Extracted data entries
----
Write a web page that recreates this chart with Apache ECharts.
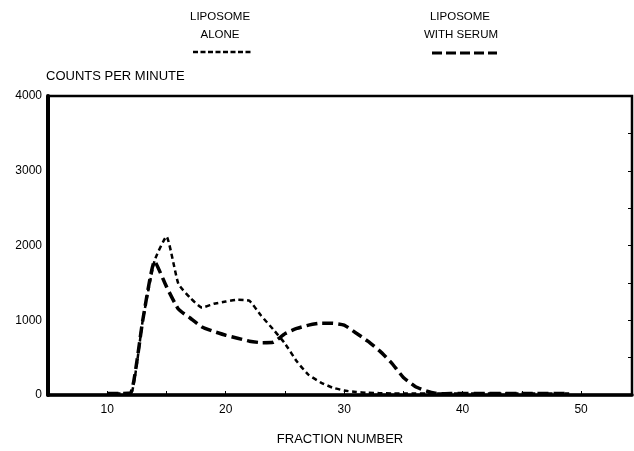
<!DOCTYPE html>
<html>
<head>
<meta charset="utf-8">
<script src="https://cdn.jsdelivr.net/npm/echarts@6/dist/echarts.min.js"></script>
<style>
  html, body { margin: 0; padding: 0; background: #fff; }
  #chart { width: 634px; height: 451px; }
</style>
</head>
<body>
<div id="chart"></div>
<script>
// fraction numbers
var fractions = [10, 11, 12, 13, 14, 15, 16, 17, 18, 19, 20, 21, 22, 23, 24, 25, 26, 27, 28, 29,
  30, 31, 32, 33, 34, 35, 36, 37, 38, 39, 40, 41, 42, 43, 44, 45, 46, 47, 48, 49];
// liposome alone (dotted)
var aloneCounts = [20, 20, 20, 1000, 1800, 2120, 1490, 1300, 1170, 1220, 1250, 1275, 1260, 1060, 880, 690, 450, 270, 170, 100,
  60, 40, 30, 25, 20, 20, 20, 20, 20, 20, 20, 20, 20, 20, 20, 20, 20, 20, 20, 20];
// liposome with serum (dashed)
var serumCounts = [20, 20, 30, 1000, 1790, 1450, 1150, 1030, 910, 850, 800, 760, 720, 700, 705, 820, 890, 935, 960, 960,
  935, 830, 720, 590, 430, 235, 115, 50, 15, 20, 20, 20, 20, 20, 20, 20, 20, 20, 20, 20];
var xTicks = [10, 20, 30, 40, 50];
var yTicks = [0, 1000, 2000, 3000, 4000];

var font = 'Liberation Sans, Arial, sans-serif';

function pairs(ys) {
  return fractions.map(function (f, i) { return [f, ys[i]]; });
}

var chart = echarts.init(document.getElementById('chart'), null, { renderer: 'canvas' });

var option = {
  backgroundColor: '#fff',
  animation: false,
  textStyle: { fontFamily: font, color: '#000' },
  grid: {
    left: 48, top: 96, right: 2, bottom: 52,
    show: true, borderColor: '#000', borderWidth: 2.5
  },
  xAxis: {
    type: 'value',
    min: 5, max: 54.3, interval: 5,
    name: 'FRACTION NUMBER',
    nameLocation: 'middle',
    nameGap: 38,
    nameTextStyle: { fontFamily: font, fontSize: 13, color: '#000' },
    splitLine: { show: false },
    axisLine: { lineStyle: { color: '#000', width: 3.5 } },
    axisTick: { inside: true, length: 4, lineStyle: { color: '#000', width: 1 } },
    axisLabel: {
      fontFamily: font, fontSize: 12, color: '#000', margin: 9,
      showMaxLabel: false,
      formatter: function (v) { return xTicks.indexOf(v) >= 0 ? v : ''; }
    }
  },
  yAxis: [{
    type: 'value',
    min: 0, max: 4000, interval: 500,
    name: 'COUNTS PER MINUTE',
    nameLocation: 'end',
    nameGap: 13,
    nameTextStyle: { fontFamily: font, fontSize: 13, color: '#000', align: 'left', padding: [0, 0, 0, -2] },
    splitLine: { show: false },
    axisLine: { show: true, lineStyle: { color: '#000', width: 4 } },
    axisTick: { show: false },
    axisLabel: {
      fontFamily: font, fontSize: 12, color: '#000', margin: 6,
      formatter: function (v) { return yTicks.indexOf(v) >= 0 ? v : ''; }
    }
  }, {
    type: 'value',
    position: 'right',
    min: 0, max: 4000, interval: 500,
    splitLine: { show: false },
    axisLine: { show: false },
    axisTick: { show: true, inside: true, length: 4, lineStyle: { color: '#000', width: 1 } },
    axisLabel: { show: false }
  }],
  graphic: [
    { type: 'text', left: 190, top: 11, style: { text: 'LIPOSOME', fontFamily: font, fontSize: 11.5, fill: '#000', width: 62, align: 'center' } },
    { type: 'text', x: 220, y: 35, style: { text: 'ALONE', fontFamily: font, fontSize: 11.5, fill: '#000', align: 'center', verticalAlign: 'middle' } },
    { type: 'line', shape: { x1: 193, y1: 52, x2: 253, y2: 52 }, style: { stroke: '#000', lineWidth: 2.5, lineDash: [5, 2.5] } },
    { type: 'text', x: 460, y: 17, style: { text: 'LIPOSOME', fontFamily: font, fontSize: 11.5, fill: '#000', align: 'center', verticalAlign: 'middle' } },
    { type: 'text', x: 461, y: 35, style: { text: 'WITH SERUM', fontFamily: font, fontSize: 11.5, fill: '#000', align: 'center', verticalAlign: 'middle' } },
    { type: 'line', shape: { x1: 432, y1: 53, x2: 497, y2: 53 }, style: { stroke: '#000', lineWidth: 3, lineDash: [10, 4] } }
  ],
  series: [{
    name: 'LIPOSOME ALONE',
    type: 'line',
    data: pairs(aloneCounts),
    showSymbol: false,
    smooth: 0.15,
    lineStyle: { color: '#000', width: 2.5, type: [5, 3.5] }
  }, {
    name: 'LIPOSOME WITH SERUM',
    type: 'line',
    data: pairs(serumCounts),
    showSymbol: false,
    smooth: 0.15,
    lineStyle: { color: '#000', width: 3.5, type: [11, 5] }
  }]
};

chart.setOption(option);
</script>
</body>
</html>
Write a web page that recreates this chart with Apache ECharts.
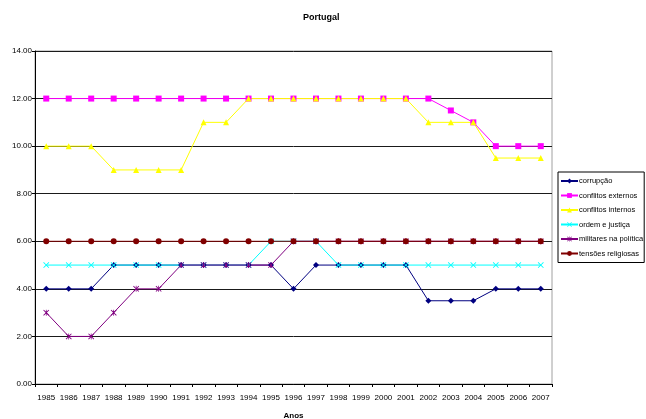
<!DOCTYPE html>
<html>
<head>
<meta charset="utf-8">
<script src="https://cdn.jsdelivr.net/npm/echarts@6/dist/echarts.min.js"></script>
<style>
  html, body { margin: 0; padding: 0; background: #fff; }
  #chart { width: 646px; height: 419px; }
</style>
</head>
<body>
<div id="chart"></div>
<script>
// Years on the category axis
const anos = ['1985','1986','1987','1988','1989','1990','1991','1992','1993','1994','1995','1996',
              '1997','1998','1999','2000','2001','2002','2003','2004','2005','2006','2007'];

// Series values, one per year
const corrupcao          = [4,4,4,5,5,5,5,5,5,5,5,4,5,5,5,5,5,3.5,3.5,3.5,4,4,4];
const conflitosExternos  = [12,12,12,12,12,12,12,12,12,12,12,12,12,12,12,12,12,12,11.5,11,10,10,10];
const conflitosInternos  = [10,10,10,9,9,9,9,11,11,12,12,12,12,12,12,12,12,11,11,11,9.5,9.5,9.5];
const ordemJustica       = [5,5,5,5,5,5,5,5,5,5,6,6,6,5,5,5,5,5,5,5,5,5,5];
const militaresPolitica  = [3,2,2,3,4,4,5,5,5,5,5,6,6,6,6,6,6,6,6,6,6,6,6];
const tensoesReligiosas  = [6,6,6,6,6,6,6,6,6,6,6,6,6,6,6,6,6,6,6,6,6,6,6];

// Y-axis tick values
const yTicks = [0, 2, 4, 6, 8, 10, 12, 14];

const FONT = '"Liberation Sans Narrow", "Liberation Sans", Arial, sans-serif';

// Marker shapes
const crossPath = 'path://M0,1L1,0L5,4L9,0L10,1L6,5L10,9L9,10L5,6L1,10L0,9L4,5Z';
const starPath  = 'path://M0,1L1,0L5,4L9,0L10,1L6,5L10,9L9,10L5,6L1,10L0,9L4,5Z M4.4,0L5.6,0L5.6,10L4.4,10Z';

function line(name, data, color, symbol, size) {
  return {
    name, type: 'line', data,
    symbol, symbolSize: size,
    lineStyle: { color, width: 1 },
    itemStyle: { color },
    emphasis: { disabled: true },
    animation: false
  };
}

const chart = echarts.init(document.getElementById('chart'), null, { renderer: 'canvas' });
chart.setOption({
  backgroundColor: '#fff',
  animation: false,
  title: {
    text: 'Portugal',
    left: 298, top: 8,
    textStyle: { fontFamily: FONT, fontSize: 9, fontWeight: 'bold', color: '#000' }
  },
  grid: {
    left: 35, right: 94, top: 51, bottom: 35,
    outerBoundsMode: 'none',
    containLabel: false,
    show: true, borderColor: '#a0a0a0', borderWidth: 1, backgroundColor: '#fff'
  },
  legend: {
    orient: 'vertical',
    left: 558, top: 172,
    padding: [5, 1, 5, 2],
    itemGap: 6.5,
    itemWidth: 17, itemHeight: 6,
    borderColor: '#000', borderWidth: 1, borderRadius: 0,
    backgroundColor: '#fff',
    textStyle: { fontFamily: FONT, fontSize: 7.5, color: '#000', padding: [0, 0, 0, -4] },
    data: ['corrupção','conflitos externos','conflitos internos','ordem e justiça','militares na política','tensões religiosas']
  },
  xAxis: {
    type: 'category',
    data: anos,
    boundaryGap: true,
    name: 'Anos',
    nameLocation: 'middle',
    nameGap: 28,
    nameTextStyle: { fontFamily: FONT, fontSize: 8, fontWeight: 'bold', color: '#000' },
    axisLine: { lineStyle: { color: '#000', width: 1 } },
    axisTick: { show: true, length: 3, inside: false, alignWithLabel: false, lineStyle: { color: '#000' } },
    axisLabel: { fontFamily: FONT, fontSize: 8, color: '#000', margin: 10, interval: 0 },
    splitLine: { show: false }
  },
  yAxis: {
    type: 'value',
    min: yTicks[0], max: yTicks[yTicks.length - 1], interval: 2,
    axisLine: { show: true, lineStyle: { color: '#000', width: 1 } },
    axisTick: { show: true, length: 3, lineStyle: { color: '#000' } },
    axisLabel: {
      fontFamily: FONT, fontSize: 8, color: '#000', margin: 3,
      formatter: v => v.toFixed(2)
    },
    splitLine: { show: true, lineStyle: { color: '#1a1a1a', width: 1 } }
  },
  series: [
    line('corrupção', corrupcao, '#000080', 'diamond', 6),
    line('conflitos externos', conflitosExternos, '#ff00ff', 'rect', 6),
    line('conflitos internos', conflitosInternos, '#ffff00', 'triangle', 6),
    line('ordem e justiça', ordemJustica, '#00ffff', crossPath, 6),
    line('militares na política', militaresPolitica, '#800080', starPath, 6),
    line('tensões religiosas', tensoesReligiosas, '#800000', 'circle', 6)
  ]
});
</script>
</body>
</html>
----
▶ **WRITTEN PROBLEM**
From the top of the listing above, repeat each line exactly until you reach the line containing "var font = 'Liberation", and repeat that one too. Leave the pictures out.

▶ **RESPONSE TO THIS TASK**
Write a web page that recreates this chart with Apache ECharts.
<!DOCTYPE html>
<html>
<head>
<meta charset="utf-8">
<script src="https://cdn.jsdelivr.net/npm/echarts@6/dist/echarts.min.js"></script>
<style>
  html, body { margin: 0; padding: 0; background: #fff; }
  #chart { width: 634px; height: 451px; }
</style>
</head>
<body>
<div id="chart"></div>
<script>
// fraction numbers
var fractions = [10, 11, 12, 13, 14, 15, 16, 17, 18, 19, 20, 21, 22, 23, 24, 25, 26, 27, 28, 29,
  30, 31, 32, 33, 34, 35, 36, 37, 38, 39, 40, 41, 42, 43, 44, 45, 46, 47, 48, 49];
// liposome alone (dotted)
var aloneCounts = [20, 20, 20, 1000, 1800, 2120, 1490, 1300, 1170, 1220, 1250, 1275, 1260, 1060, 880, 690, 450, 270, 170, 100,
  60, 40, 30, 25, 20, 20, 20, 20, 20, 20, 20, 20, 20, 20, 20, 20, 20, 20, 20, 20];
// liposome with serum (dashed)
var serumCounts = [20, 20, 30, 1000, 1790, 1450, 1150, 1030, 910, 850, 800, 760, 720, 700, 705, 820, 890, 935, 960, 960,
  935, 830, 720, 590, 430, 235, 115, 50, 15, 20, 20, 20, 20, 20, 20, 20, 20, 20, 20, 20];
var xTicks = [10, 20, 30, 40, 50];
var yTicks = [0, 1000, 2000, 3000, 4000];

var font = 'Liberation Sans, Arial, sans-serif';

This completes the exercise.